Aim of the exercise: Check each line of the material. Copy those containing "TypeScript".
--- START Data for this task ---
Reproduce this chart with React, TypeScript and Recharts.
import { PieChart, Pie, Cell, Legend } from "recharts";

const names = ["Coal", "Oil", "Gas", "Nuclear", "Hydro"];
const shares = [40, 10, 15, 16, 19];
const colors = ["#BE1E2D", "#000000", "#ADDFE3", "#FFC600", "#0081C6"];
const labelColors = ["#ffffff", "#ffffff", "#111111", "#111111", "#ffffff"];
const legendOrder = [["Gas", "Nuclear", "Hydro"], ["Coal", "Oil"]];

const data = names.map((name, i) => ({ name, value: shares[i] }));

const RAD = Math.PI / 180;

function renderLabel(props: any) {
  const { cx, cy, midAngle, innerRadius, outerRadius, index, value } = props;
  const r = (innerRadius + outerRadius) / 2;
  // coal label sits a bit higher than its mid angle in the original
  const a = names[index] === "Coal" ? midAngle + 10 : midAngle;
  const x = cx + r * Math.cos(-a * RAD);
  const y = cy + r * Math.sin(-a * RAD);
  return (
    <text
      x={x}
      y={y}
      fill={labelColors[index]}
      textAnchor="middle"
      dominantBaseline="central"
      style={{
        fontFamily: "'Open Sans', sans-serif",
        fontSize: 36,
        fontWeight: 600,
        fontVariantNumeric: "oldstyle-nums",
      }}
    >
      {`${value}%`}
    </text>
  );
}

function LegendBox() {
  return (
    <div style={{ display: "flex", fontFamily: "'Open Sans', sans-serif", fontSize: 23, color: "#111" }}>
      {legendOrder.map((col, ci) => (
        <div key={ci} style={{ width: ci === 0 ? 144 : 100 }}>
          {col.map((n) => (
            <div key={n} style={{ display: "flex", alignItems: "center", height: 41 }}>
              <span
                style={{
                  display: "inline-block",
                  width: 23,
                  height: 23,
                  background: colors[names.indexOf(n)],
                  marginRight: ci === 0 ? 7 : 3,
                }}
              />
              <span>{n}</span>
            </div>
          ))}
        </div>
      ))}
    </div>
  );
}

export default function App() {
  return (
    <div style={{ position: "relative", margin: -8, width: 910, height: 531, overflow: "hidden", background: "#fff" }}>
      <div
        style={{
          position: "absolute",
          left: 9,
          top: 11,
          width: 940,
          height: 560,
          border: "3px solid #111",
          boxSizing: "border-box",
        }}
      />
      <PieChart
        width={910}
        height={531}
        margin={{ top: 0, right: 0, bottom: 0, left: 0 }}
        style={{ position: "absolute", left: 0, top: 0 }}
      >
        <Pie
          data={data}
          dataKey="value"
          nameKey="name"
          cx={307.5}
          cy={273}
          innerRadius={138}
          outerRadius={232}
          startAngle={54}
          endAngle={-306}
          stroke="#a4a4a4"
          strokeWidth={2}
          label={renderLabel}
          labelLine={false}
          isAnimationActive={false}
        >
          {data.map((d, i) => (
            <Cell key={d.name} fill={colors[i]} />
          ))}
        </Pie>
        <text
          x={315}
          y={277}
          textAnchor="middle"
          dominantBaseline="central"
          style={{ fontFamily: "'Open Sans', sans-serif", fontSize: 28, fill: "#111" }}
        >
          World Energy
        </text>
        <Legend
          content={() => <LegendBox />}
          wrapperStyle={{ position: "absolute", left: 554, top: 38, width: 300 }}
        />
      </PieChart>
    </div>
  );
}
--- END Data for this task ---
--- START Data for this task ---
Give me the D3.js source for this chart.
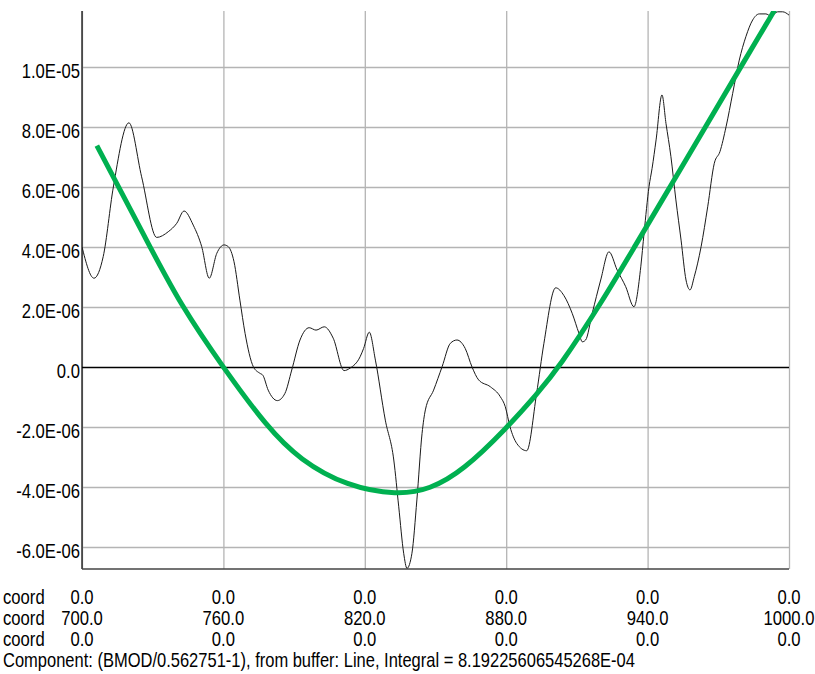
--- END Data for this task ---
--- START Data for this task ---
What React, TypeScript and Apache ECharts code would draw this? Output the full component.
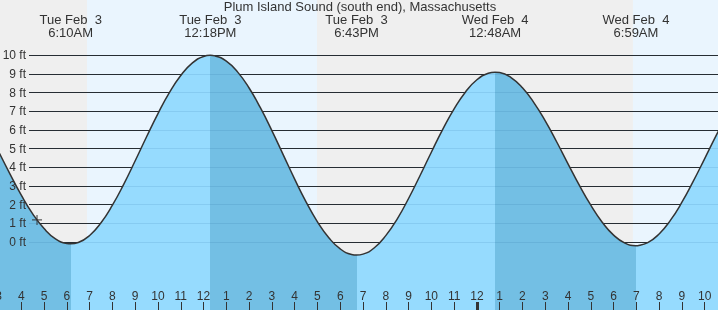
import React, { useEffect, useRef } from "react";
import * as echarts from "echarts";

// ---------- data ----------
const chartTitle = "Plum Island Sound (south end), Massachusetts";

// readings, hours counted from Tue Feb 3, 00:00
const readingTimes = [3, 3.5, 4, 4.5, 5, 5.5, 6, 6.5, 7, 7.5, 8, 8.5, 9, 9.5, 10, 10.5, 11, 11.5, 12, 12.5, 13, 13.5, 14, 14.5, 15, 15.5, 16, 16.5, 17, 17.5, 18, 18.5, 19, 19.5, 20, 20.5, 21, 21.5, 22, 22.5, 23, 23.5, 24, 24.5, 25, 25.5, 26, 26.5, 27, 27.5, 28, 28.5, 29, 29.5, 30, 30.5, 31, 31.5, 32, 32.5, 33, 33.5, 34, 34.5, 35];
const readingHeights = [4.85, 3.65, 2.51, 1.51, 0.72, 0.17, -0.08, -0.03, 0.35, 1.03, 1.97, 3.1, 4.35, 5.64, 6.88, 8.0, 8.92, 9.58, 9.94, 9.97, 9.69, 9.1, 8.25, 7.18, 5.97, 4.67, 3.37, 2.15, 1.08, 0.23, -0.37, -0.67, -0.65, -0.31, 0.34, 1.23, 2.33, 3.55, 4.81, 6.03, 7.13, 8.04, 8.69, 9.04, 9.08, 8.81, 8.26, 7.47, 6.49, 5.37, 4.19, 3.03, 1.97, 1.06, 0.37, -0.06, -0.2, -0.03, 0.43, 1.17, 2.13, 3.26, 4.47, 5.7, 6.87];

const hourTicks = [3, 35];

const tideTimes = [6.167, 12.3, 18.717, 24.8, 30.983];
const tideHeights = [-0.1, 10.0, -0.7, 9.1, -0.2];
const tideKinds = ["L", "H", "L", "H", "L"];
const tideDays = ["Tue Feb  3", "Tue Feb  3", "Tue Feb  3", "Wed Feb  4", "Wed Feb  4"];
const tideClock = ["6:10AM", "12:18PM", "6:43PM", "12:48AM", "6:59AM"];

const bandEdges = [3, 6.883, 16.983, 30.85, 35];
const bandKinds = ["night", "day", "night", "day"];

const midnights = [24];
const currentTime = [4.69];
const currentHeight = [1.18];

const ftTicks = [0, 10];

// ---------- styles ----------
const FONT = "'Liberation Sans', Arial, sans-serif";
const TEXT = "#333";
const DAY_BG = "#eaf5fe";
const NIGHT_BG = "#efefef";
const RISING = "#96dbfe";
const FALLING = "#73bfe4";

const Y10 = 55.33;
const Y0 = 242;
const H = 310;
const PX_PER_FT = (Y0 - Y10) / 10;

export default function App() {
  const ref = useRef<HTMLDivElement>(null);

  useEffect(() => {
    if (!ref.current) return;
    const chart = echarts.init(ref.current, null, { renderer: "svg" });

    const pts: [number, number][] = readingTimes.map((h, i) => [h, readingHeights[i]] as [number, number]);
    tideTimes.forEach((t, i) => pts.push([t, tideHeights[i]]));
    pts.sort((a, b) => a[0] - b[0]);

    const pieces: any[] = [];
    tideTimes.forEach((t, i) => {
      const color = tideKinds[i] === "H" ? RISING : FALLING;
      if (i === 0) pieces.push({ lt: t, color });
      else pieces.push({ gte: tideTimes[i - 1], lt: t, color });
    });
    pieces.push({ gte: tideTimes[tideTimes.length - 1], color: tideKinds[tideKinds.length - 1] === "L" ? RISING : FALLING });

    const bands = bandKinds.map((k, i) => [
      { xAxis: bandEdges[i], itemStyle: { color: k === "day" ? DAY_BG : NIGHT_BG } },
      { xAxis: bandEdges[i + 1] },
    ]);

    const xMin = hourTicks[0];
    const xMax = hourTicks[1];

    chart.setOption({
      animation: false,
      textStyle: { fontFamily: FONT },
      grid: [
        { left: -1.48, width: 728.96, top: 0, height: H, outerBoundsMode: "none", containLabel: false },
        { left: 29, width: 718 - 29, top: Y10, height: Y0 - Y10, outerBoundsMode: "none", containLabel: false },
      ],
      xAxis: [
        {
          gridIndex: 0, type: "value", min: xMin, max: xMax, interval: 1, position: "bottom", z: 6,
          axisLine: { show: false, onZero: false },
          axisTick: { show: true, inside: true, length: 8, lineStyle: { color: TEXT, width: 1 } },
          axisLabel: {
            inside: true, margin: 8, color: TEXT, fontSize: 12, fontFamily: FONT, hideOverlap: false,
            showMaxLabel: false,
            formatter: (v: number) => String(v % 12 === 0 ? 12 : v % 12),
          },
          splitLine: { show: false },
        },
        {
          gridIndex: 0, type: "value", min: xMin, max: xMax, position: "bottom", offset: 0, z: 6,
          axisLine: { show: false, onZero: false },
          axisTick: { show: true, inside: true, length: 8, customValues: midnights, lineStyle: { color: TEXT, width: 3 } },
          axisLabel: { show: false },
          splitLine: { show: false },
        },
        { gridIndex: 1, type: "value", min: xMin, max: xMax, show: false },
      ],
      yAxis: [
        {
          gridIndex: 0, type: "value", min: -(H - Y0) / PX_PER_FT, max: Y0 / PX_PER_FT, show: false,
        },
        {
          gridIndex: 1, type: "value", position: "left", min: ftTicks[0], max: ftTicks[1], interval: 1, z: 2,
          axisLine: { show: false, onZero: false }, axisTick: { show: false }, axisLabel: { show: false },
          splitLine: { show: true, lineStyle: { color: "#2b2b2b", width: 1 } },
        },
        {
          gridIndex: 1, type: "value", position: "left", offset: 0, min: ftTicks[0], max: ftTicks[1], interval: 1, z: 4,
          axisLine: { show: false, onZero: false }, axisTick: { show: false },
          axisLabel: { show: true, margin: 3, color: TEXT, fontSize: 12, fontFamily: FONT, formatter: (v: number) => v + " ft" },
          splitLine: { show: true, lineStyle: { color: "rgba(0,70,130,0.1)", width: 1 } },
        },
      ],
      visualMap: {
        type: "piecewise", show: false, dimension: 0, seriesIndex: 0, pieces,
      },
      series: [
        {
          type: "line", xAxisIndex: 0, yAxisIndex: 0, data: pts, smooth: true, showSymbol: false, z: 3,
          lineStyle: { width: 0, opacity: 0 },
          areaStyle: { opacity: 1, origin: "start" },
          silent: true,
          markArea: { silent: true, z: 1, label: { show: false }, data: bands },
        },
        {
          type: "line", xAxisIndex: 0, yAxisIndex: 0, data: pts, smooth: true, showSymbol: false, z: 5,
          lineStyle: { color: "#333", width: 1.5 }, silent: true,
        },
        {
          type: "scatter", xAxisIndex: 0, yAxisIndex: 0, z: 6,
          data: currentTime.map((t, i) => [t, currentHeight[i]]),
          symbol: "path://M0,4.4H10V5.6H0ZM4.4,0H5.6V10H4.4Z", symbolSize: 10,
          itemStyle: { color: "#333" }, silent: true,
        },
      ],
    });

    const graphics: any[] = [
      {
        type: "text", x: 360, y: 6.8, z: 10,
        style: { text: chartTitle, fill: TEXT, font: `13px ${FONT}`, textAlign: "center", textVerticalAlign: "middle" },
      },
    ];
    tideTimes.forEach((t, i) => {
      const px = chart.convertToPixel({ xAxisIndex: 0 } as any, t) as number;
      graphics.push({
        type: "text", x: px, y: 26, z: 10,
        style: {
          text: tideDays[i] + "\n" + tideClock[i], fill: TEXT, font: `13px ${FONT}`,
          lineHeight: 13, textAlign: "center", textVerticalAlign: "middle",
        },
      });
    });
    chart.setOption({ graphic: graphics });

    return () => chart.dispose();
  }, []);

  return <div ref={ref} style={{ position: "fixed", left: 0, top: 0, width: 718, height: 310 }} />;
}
--- END Data for this task ---
Correct answer:
Reproduce this chart with React, TypeScript and Recharts.
What React, TypeScript and Apache ECharts code would draw this? Output the full component.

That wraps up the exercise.